# DATA BLOCK
++++++++++
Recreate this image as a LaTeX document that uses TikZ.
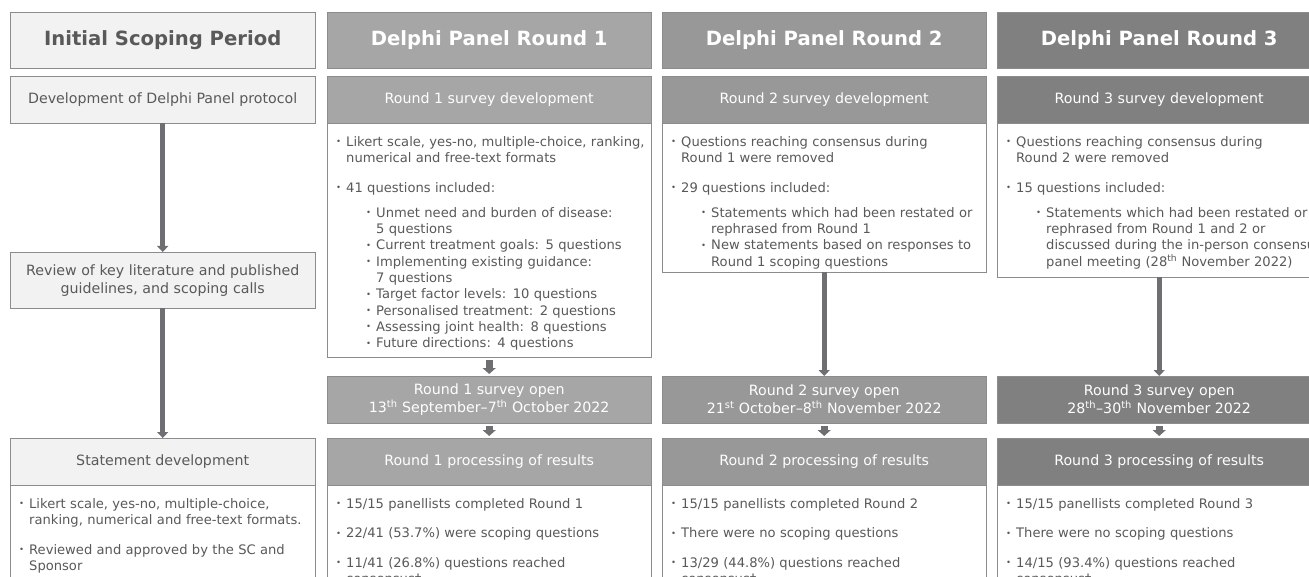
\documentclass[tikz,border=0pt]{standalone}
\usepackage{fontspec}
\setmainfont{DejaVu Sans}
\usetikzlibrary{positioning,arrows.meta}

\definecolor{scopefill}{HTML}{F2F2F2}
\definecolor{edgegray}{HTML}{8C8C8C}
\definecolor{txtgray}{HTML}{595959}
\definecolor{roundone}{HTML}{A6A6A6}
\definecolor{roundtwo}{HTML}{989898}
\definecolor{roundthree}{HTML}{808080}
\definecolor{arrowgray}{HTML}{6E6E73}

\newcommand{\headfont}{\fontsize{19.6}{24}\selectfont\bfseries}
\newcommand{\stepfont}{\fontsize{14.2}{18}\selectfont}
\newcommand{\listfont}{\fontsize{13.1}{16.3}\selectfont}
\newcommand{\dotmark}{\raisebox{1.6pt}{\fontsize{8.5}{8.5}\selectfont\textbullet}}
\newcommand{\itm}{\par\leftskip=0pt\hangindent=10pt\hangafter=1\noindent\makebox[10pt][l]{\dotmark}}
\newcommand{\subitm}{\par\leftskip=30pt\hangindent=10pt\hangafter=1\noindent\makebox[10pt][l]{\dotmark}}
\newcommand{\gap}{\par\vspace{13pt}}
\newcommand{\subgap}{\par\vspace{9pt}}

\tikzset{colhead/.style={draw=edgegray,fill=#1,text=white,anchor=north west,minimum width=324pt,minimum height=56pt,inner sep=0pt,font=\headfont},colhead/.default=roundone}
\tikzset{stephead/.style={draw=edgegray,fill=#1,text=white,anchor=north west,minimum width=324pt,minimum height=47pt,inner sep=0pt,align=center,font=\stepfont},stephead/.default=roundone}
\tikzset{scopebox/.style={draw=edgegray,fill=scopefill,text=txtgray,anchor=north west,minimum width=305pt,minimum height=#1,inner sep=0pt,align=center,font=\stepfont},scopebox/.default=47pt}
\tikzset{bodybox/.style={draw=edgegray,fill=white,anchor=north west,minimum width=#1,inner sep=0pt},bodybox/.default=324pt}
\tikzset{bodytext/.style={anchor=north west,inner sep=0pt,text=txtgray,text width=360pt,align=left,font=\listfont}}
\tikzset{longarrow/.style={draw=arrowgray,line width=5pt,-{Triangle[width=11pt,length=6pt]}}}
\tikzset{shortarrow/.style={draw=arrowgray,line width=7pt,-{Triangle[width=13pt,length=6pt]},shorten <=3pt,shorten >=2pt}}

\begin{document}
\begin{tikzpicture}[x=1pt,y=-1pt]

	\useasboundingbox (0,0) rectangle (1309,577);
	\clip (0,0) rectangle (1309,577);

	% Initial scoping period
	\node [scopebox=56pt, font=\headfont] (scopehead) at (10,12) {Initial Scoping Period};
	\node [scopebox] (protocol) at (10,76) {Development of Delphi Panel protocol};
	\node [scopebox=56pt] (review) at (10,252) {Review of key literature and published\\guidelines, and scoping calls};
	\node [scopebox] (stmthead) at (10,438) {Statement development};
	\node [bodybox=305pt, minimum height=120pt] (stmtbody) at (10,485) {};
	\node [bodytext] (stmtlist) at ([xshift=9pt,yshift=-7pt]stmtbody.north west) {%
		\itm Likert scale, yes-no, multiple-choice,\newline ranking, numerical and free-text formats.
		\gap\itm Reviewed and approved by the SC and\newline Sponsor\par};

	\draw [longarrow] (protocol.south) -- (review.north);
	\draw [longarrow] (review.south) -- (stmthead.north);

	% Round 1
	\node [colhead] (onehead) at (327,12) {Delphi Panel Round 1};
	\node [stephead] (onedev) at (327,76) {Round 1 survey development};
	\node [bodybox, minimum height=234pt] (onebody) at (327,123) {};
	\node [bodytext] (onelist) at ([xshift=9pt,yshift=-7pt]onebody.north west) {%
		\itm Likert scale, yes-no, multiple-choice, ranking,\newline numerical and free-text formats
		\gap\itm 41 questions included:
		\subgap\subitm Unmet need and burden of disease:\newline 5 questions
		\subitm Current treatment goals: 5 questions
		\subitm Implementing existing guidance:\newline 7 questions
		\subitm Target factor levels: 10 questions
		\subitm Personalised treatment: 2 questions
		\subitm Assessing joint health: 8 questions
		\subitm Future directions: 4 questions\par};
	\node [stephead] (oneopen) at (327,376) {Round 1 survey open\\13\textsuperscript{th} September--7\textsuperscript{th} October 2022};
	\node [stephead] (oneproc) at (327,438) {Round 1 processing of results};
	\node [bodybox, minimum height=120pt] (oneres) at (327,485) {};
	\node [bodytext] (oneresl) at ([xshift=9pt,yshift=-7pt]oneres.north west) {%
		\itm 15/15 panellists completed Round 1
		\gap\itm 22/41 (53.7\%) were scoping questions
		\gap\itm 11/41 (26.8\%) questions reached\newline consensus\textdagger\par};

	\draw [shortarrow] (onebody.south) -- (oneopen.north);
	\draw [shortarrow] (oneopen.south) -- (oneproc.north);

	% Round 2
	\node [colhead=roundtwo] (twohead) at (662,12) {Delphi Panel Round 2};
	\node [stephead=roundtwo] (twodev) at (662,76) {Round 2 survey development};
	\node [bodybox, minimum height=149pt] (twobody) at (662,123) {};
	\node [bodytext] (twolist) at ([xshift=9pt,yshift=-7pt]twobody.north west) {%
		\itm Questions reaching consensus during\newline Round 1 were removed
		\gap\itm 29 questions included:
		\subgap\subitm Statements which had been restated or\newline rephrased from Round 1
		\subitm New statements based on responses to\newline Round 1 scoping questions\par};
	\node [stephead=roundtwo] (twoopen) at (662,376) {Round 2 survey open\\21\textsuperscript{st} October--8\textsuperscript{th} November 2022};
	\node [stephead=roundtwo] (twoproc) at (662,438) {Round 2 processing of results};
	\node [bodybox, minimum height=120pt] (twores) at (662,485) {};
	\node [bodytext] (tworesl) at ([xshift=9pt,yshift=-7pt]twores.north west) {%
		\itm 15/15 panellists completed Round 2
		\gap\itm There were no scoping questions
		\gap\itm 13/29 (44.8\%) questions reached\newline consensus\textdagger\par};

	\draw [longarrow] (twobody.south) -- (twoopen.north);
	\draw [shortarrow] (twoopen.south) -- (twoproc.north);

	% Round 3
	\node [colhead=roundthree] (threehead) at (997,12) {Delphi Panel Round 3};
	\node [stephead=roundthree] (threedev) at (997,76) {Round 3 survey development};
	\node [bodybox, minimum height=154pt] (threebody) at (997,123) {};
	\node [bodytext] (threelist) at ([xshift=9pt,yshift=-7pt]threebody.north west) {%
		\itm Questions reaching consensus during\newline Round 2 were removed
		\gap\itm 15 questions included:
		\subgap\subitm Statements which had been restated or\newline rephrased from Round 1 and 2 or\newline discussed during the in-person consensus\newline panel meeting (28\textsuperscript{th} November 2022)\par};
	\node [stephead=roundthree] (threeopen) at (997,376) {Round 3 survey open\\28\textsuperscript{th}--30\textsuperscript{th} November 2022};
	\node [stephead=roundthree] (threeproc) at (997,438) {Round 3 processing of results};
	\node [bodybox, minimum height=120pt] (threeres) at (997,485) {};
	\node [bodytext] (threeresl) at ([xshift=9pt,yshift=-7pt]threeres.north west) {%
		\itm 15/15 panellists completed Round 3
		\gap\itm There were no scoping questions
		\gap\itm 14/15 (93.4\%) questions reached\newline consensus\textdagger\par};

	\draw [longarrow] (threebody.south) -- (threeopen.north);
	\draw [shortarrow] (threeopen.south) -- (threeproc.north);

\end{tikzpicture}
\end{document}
++++++++++
# WHAT IS ASKED
Repeat the data exactly, excluding the pictures.

# TASK ANSWER
Recreate this image as a LaTeX document that uses TikZ.
\documentclass[tikz,border=0pt]{standalone}
\usepackage{fontspec}
\setmainfont{DejaVu Sans}
\usetikzlibrary{positioning,arrows.meta}

\definecolor{scopefill}{HTML}{F2F2F2}
\definecolor{edgegray}{HTML}{8C8C8C}
\definecolor{txtgray}{HTML}{595959}
\definecolor{roundone}{HTML}{A6A6A6}
\definecolor{roundtwo}{HTML}{989898}
\definecolor{roundthree}{HTML}{808080}
\definecolor{arrowgray}{HTML}{6E6E73}

\newcommand{\headfont}{\fontsize{19.6}{24}\selectfont\bfseries}
\newcommand{\stepfont}{\fontsize{14.2}{18}\selectfont}
\newcommand{\listfont}{\fontsize{13.1}{16.3}\selectfont}
\newcommand{\dotmark}{\raisebox{1.6pt}{\fontsize{8.5}{8.5}\selectfont\textbullet}}
\newcommand{\itm}{\par\leftskip=0pt\hangindent=10pt\hangafter=1\noindent\makebox[10pt][l]{\dotmark}}
\newcommand{\subitm}{\par\leftskip=30pt\hangindent=10pt\hangafter=1\noindent\makebox[10pt][l]{\dotmark}}
\newcommand{\gap}{\par\vspace{13pt}}
\newcommand{\subgap}{\par\vspace{9pt}}

\tikzset{colhead/.style={draw=edgegray,fill=#1,text=white,anchor=north west,minimum width=324pt,minimum height=56pt,inner sep=0pt,font=\headfont},colhead/.default=roundone}
\tikzset{stephead/.style={draw=edgegray,fill=#1,text=white,anchor=north west,minimum width=324pt,minimum height=47pt,inner sep=0pt,align=center,font=\stepfont},stephead/.default=roundone}
\tikzset{scopebox/.style={draw=edgegray,fill=scopefill,text=txtgray,anchor=north west,minimum width=305pt,minimum height=#1,inner sep=0pt,align=center,font=\stepfont},scopebox/.default=47pt}
\tikzset{bodybox/.style={draw=edgegray,fill=white,anchor=north west,minimum width=#1,inner sep=0pt},bodybox/.default=324pt}
\tikzset{bodytext/.style={anchor=north west,inner sep=0pt,text=txtgray,text width=360pt,align=left,font=\listfont}}
\tikzset{longarrow/.style={draw=arrowgray,line width=5pt,-{Triangle[width=11pt,length=6pt]}}}
\tikzset{shortarrow/.style={draw=arrowgray,line width=7pt,-{Triangle[width=13pt,length=6pt]},shorten <=3pt,shorten >=2pt}}

\begin{document}
\begin{tikzpicture}[x=1pt,y=-1pt]

	\useasboundingbox (0,0) rectangle (1309,577);
	\clip (0,0) rectangle (1309,577);

	% Initial scoping period
	\node [scopebox=56pt, font=\headfont] (scopehead) at (10,12) {Initial Scoping Period};
	\node [scopebox] (protocol) at (10,76) {Development of Delphi Panel protocol};
	\node [scopebox=56pt] (review) at (10,252) {Review of key literature and published\\guidelines, and scoping calls};
	\node [scopebox] (stmthead) at (10,438) {Statement development};
	\node [bodybox=305pt, minimum height=120pt] (stmtbody) at (10,485) {};
	\node [bodytext] (stmtlist) at ([xshift=9pt,yshift=-7pt]stmtbody.north west) {%
		\itm Likert scale, yes-no, multiple-choice,\newline ranking, numerical and free-text formats.
		\gap\itm Reviewed and approved by the SC and\newline Sponsor\par};

	\draw [longarrow] (protocol.south) -- (review.north);
	\draw [longarrow] (review.south) -- (stmthead.north);

	% Round 1
	\node [colhead] (onehead) at (327,12) {Delphi Panel Round 1};
	\node [stephead] (onedev) at (327,76) {Round 1 survey development};
	\node [bodybox, minimum height=234pt] (onebody) at (327,123) {};
	\node [bodytext] (onelist) at ([xshift=9pt,yshift=-7pt]onebody.north west) {%
		\itm Likert scale, yes-no, multiple-choice, ranking,\newline numerical and free-text formats
		\gap\itm 41 questions included:
		\subgap\subitm Unmet need and burden of disease:\newline 5 questions
		\subitm Current treatment goals: 5 questions
		\subitm Implementing existing guidance:\newline 7 questions
		\subitm Target factor levels: 10 questions
		\subitm Personalised treatment: 2 questions
		\subitm Assessing joint health: 8 questions
		\subitm Future directions: 4 questions\par};
	\node [stephead] (oneopen) at (327,376) {Round 1 survey open\\13\textsuperscript{th} September--7\textsuperscript{th} October 2022};
	\node [stephead] (oneproc) at (327,438) {Round 1 processing of results};
	\node [bodybox, minimum height=120pt] (oneres) at (327,485) {};
	\node [bodytext] (oneresl) at ([xshift=9pt,yshift=-7pt]oneres.north west) {%
		\itm 15/15 panellists completed Round 1
		\gap\itm 22/41 (53.7\%) were scoping questions
		\gap\itm 11/41 (26.8\%) questions reached\newline consensus\textdagger\par};

	\draw [shortarrow] (onebody.south) -- (oneopen.north);
	\draw [shortarrow] (oneopen.south) -- (oneproc.north);

	% Round 2
	\node [colhead=roundtwo] (twohead) at (662,12) {Delphi Panel Round 2};
	\node [stephead=roundtwo] (twodev) at (662,76) {Round 2 survey development};
	\node [bodybox, minimum height=149pt] (twobody) at (662,123) {};
	\node [bodytext] (twolist) at ([xshift=9pt,yshift=-7pt]twobody.north west) {%
		\itm Questions reaching consensus during\newline Round 1 were removed
		\gap\itm 29 questions included:
		\subgap\subitm Statements which had been restated or\newline rephrased from Round 1
		\subitm New statements based on responses to\newline Round 1 scoping questions\par};
	\node [stephead=roundtwo] (twoopen) at (662,376) {Round 2 survey open\\21\textsuperscript{st} October--8\textsuperscript{th} November 2022};
	\node [stephead=roundtwo] (twoproc) at (662,438) {Round 2 processing of results};
	\node [bodybox, minimum height=120pt] (twores) at (662,485) {};
	\node [bodytext] (tworesl) at ([xshift=9pt,yshift=-7pt]twores.north west) {%
		\itm 15/15 panellists completed Round 2
		\gap\itm There were no scoping questions
		\gap\itm 13/29 (44.8\%) questions reached\newline consensus\textdagger\par};

	\draw [longarrow] (twobody.south) -- (twoopen.north);
	\draw [shortarrow] (twoopen.south) -- (twoproc.north);

	% Round 3
	\node [colhead=roundthree] (threehead) at (997,12) {Delphi Panel Round 3};
	\node [stephead=roundthree] (threedev) at (997,76) {Round 3 survey development};
	\node [bodybox, minimum height=154pt] (threebody) at (997,123) {};
	\node [bodytext] (threelist) at ([xshift=9pt,yshift=-7pt]threebody.north west) {%
		\itm Questions reaching consensus during\newline Round 2 were removed
		\gap\itm 15 questions included:
		\subgap\subitm Statements which had been restated or\newline rephrased from Round 1 and 2 or\newline discussed during the in-person consensus\newline panel meeting (28\textsuperscript{th} November 2022)\par};
	\node [stephead=roundthree] (threeopen) at (997,376) {Round 3 survey open\\28\textsuperscript{th}--30\textsuperscript{th} November 2022};
	\node [stephead=roundthree] (threeproc) at (997,438) {Round 3 processing of results};
	\node [bodybox, minimum height=120pt] (threeres) at (997,485) {};
	\node [bodytext] (threeresl) at ([xshift=9pt,yshift=-7pt]threeres.north west) {%
		\itm 15/15 panellists completed Round 3
		\gap\itm There were no scoping questions
		\gap\itm 14/15 (93.4\%) questions reached\newline consensus\textdagger\par};

	\draw [longarrow] (threebody.south) -- (threeopen.north);
	\draw [shortarrow] (threeopen.south) -- (threeproc.north);

\end{tikzpicture}
\end{document}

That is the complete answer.